Square word calligraphy classroom.


Elsewhere, his explorations of language and literacy have been less inflammatory: in Forest Project (2005-09), for example, he worked with schoolchildren in Kenya to make calligraphic drawings of trees in Swahili and English, and then provided an international platform to sell their works, raising money to replant the local forests.


In 2008, Xu finally returned to Beijing and to CAFA, where he served as the institution's vice-president, shaping the artists and art of China's future. 'A new mode of civilisation is currently taking shape in China' he said upon his return, and that it was time to use 'the nutrition of China's new culture in my future creation'.


His recent work, Dragonfly Eyes, also his debut feature-length film, is all about this new society. With no director, cameramen or actors, the artist instead sourced thousands of hours of surveillance footage through China's online security viewing platforms (including the recently closed Shuidi Live Broadcast), and edited it down into drama. It's a story of love, obsession, celebrity culture and online isolation, and scarily we may have all played a part.


A still from Dragonfly Eyes.


A historic retrospective: what to expect?

This exhibition will be the largest solo exhibition of Xu Bing held in Mainland China, displaying the artist’s oeuvre from the 1980s onwards. Highlights will include some of his early prints from the 1980s (which stylistically build upon the printmaking tradition of Lu Xun), the aforementioned Book from the Sky, and the interactive Square Word Calligraphy Classroom, where viewers will be able to learn to write Xu Bing's unique English character system. Also exhibited are lesser known and rarely shown works from his career such as Slow-Moving Computer Platform (2003), a prescient art invention designed to prevent a stagnant desk position in this screen-focused world.


When we spoke with co-curator Feng Boyi, he was keen to stress that this exhibition is not just about the works of art, or a timeline of Xu Bing's work, but about the artist's unique methodology, creative process and conceptual framework.
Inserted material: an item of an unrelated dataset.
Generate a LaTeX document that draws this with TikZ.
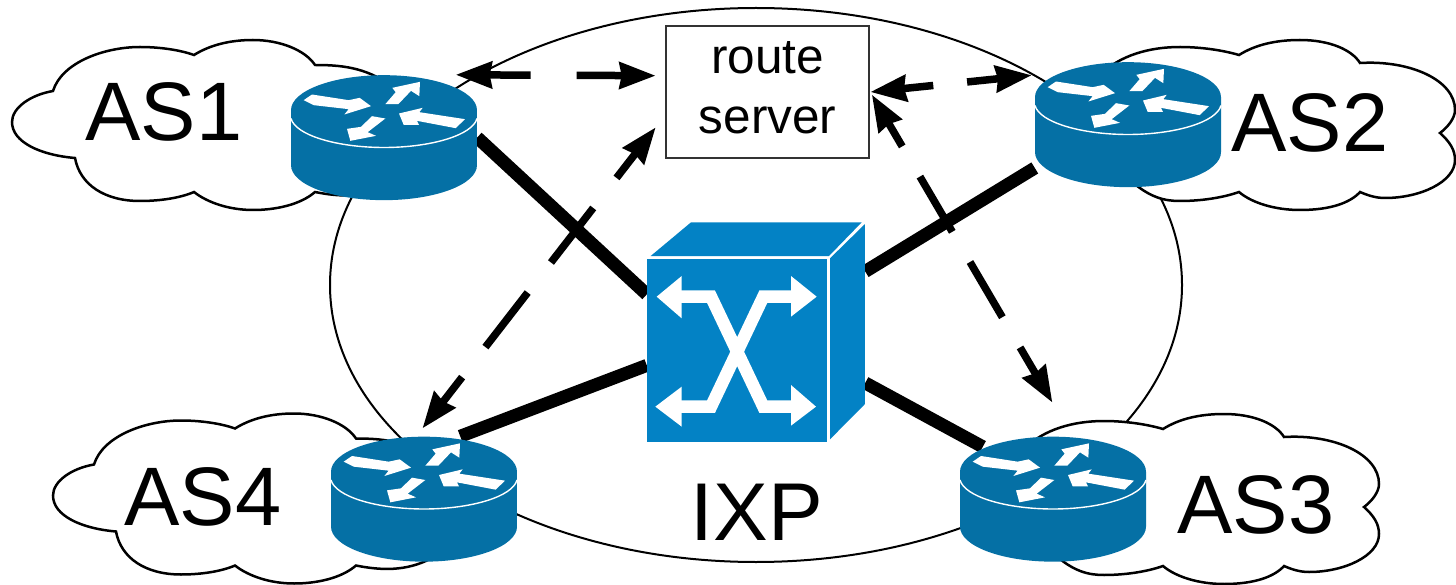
\documentclass[tikz,border=0pt]{standalone}
\usepackage{fontspec}
\setmainfont{Liberation Sans}
\usetikzlibrary{arrows.meta}
\definecolor{routerblue}{HTML}{0570A5}
\definecolor{switchblue}{HTML}{0382C5}
\tikzset{
  x=1pt,y=-1pt,
  cloudline/.style={draw=black,fill=white,line width=2.5pt},
  bigoval/.style={draw=black,line width=2pt},
  trunk/.style={draw=black,line width=13pt},
  signal/.style={draw=black,line width=7.5pt,
    {Stealth[length=36pt,width=26pt,inset=2pt]}-{Stealth[length=36pt,width=26pt,inset=2pt]}},
  label/.style={font=\fontsize{83}{83}\selectfont,anchor=base,inner sep=0pt},
  portbox/.style={inner sep=0pt,minimum width=186pt,minimum height=125pt},
  swbox/.style={inner sep=0pt,minimum width=218pt,minimum height=220pt},
  serverbox/.style={draw=black!80,fill=white,line width=2.6pt,inner sep=0pt,
    minimum width=203pt,minimum height=132pt,align=center,
    font=\fontsize{49.5}{60}\selectfont},
}
\newcommand{\routericon}[1]{%
  \begin{scope}[shift={(#1)},x=0.3333pt,y=-0.3333pt,shift={(-341,-262)}]
    \fill[routerblue] (62,180) .. controls (62,122) and (187,75) .. (341,75)
      .. controls (495,75) and (620,122) .. (620,180) -- (620,345)
      .. controls (620,403) and (495,450) .. (341,450)
      .. controls (187,450) and (62,403) .. (62,345) -- cycle;
    \draw[white,line width=1.4pt] (62,205) .. controls (75,255) and (200,292) .. (341,292)
      .. controls (482,292) and (607,255) .. (620,205);
    \fill[white] (100,150)--(125,133)--(235,150)--(268,143)--(302,168)--(222,193)--(235,177)--(130,165)--cycle;
    \fill[white] (345,162)--(376,126)--(366,113)--(449,95)--(447,138)--(422,122)--(384,162)--cycle;
    \fill[white] (584,207)--(556,234)--(440,212)--(446,224)--(400,224)--(386,190)--(457,173)--(447,186)--cycle;
    \fill[white] (345,205)--(305,198)--(272,230)--(230,236)--(240,272)--(317,257)--(292,246)--cycle;
  \end{scope}}
\newcommand{\switchicon}[1]{%
  \begin{scope}[shift={(#1)},x=0.3333pt,y=-0.3333pt,shift={(-378,-366)}]
    \fill[switchblue] (50,148) rectangle (592,697);
    \fill[switchblue] (62,138)--(183,37)--(695,37)--(597,138)--cycle;
    \fill[switchblue] (600,145)--(705,42)--(705,582)--(600,688)--cycle;
    \draw[white,line width=12.5pt,line join=miter] (150,260)--(243,260)--(400,590)--(490,590);
    \draw[white,line width=12.5pt,line join=miter] (150,590)--(243,590)--(400,260)--(490,260);
    \fill[white] (155,198)--(80,260)--(155,325)--cycle;
    \fill[white] (483,198)--(560,260)--(483,320)--cycle;
    \fill[white] (155,530)--(76,590)--(155,650)--cycle;
    \fill[white] (483,525)--(558,590)--(483,647)--cycle;
  \end{scope}}
\newcommand{\leftcloud}[1]{%
  \path[cloudline,shift={(#1)}] (53,91) .. controls (62,62) and (105,47) .. (140,47)
    .. controls (160,47) and (180,50) .. (194,55)
    .. controls (210,45) and (230,40) .. (253,40)
    .. controls (280,40) and (305,50) .. (315,65)
    .. controls (340,65) and (365,67) .. (390,85) -- (390,185)
    .. controls (365,198) and (340,197) .. (315,192)
    .. controls (300,205) and (275,210) .. (253,210)
    .. controls (230,210) and (208,203) .. (194,192)
    .. controls (180,198) and (160,201) .. (140,201)
    .. controls (105,201) and (80,185) .. (75,158)
    .. controls (40,155) and (12,142) .. (12,122)
    .. controls (12,108) and (30,95) .. (53,91) -- cycle;}
\newcommand{\rightcloud}[1]{%
  \path[cloudline,shift={(#1)}] (1239,55) .. controls (1255,45) and (1275,40) .. (1300,40)
    .. controls (1330,40) and (1352,50) .. (1360,63)
    .. controls (1410,60) and (1455,80) .. (1455,110)
    .. controls (1455,118) and (1448,127) .. (1440,133)
    .. controls (1450,142) and (1455,150) .. (1455,160)
    .. controls (1455,182) and (1420,198) .. (1385,198)
    .. controls (1375,198) and (1367,195) .. (1360,192)
    .. controls (1350,203) and (1330,210) .. (1300,210)
    .. controls (1275,210) and (1252,203) .. (1239,192)
    .. controls (1222,198) and (1200,201) .. (1180,201)
    .. controls (1165,201) and (1150,198) .. (1130,180) -- (1100,75)
    .. controls (1120,55) and (1150,47) .. (1180,47)
    .. controls (1200,47) and (1222,50) .. (1239,55) -- cycle;}
\begin{document}
\begin{tikzpicture}
  \useasboundingbox (0,0) rectangle (1456,585);
  \draw[bigoval] (756,285) ellipse [x radius=426,y radius=277];
  \leftcloud{0,0}
  \leftcloud{41,373.5}
  \rightcloud{0,0}
  \rightcloud{-76,374}

  \node[portbox] (r1) at (384,137.5) {};
  \node[portbox] (r2) at (1128,124.5) {};
  \node[portbox] (r3) at (1053,499) {};
  \node[portbox] (r4) at (424,499) {};
  \node[swbox] (sw) at (756,332) {};

  \draw[trunk] (r1.east) -- (sw.161);
  \draw[trunk] (r2.205) -- (sw.29.6);
  \draw[trunk,shorten >=-22pt] (sw.-25) -- (r3.145.7);
  \draw[trunk] (r4.60) -- (sw.197.8);

  \routericon{r1}
  \routericon{r2}
  \routericon{r3}
  \routericon{r4}
  \switchicon{sw}

  \node[serverbox] (rs) at (767.5,92) {route\\server\\[-52pt]\mbox{}};

  \draw[signal,shorten <=2pt,shorten >=9pt,dash pattern=on 43pt off 46pt on 300pt off 0pt] (r1.42.6) -- (rs.171.6);
  \draw[signal,shorten <=3pt,dash pattern=on 33pt off 34pt on 300pt off 0pt] (r2.152.8) -- (rs.-0.5);
  \draw[signal,shorten <=3pt,shorten >=39pt,dash pattern=on 64pt off 35pt,dash phase=36pt] (rs.-0.6) -- (r3.73);
  \draw[signal,shorten <=14.6pt,shorten >=10pt,dash pattern=on 69pt off 38pt,dash phase=37pt] (rs.193) -- (r4.97);

  \node[label] (as1) at (164,141) {AS1};
  \node[label] (as2) at (1310,152) {AS2};
  \node[label] (as3) at (1256,533) {AS3};
  \node[label] (as4) at (203,525) {AS4};
  \node[label,font=\fontsize{82}{82}\selectfont] (ixp) at (757,540) {IXP};
\end{tikzpicture}
\end{document}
How do mating pigs and illegible characters relate? The answer is clearly not in form, but in thought. Ultimately, however diverse, Xu Bing's body of work comes together to speak of a broader theme: the relationship between human civilisation and human beings.


A visionary mind

The artist claims to have lived through several lifetimes, and that 'art doesn't come from life, it comes from living'. Rigorously perceptive, Xu Bing's thinking is one step ahead, prescient and alert as he anticipates society's next move. A rarely cited and somewhat avant-garde example of this is a work produced alongside the former director of the University of Wisconsin-Madison’s Chazen Museum of Art, Russell Panczenko. Here, he created an installation piece based on the idea of cellphone-operated sex toys to overcome intimacy complicated by distance, well before such remote- and app-controlled vibrators were a thing – this was 2003.


Dragonfly Eyes also does exactly this. Conceptualised and embarked upon years before the current climate of data breaches, this invasion of privacy is so current that it strikes to our very core. Xu Bing knew way before us that we live in a post-surveillance age: online, anyone can be watching. It is with this prescience that he remains one of the most thought-provoking contemporary artists of a generation.


Xu Bing: Thought and Method is at UCCA from July 21 to October 18. Tickets are 100RMB; 60RMB (presale).